Shoal Creek hosted the PGA Championship in 1984 and 1990 and the U.S. Amateur in 1986. Bailey said the club is now in compliance with PGA and U.S. Golf Association guidelines requiring host sites to have open membership policies.
The 1990 uproar was set off when Shoal Creek founder Hall Thompson was quoted as saying the club would not be pressured into accepting black members. Thompson said he was misquoted, but
sponsors began pulling advertisements and black leaders threatened protests.
A scene was averted when the club admitted Willie and announced it was considering a second black member, who apparently never was admitted.
It seemed fitting that Birmingham would stage a civil rights clash, but it could have happened anywhere. Other all-white clubs had to mend their ways to keep their championships. Some chose to lose the tournaments instead.
Augusta National Golf Club, home of The Masters, added its first black member after threats that black groups would protest at the 1991 tournament. No one at the club would say how many black members it has now.

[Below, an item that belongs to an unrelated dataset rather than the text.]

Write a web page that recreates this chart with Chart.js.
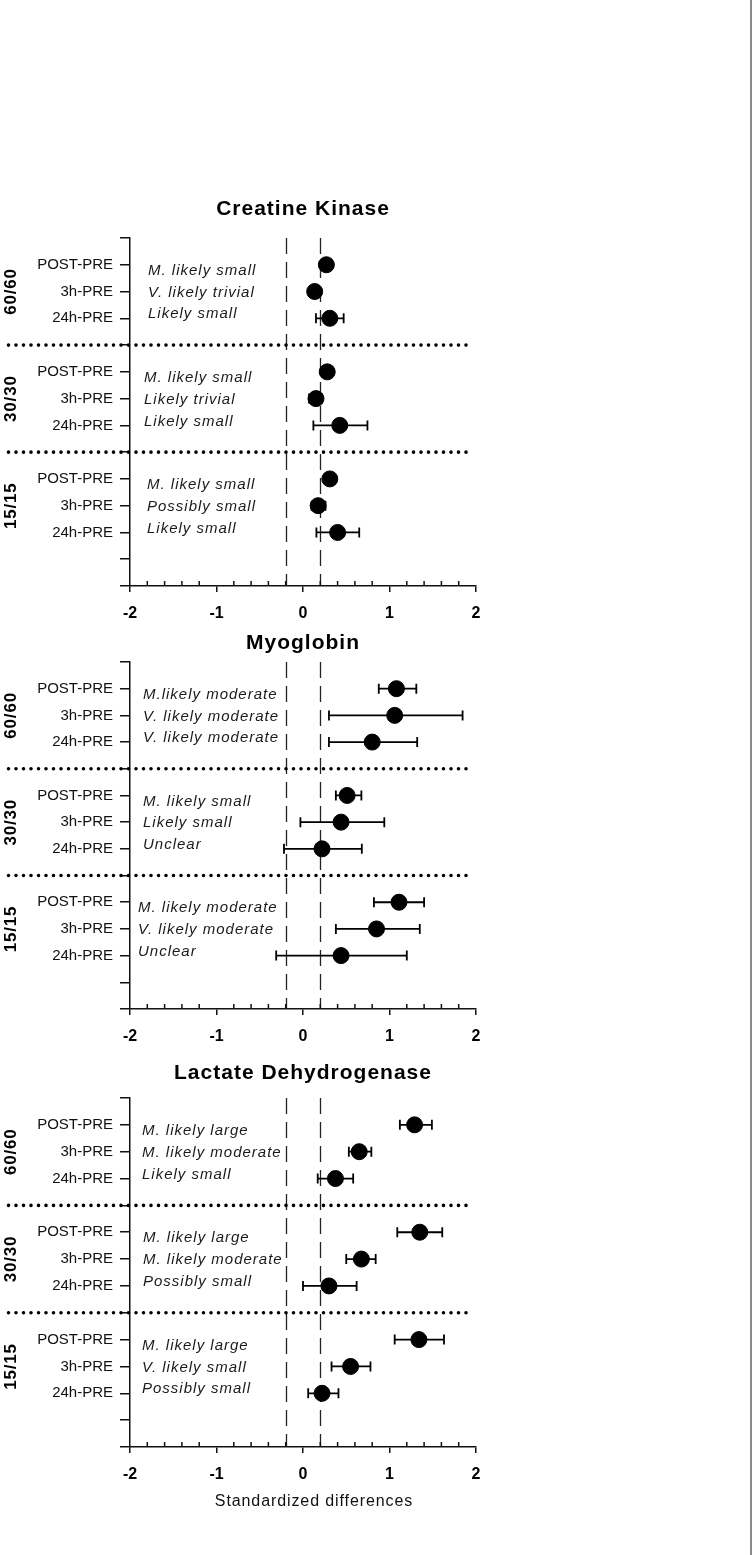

The passage of time at Shoal Creek and Augusta seems to have done nothing to a dubious trend: Many private clubs claim open membership policies, but minority members are as hard to find as a slice into the woods.
Woods said Willie's reputation for not getting mixed up in racial feuds was the main reason Shoal Creek chose him, as opposed to, say, Charles Barkley.
"I wonder how they would treat him," Woods said of the vocal NBA star from suburban Leeds. "It would have been a fine gesture to tender him an invitation."
Willie, president of an insurance firm, said he's never been mistreated at the club. "I take guests out there who are black; I play with white members," he said. "I've never had any inkling of evidence of resentment."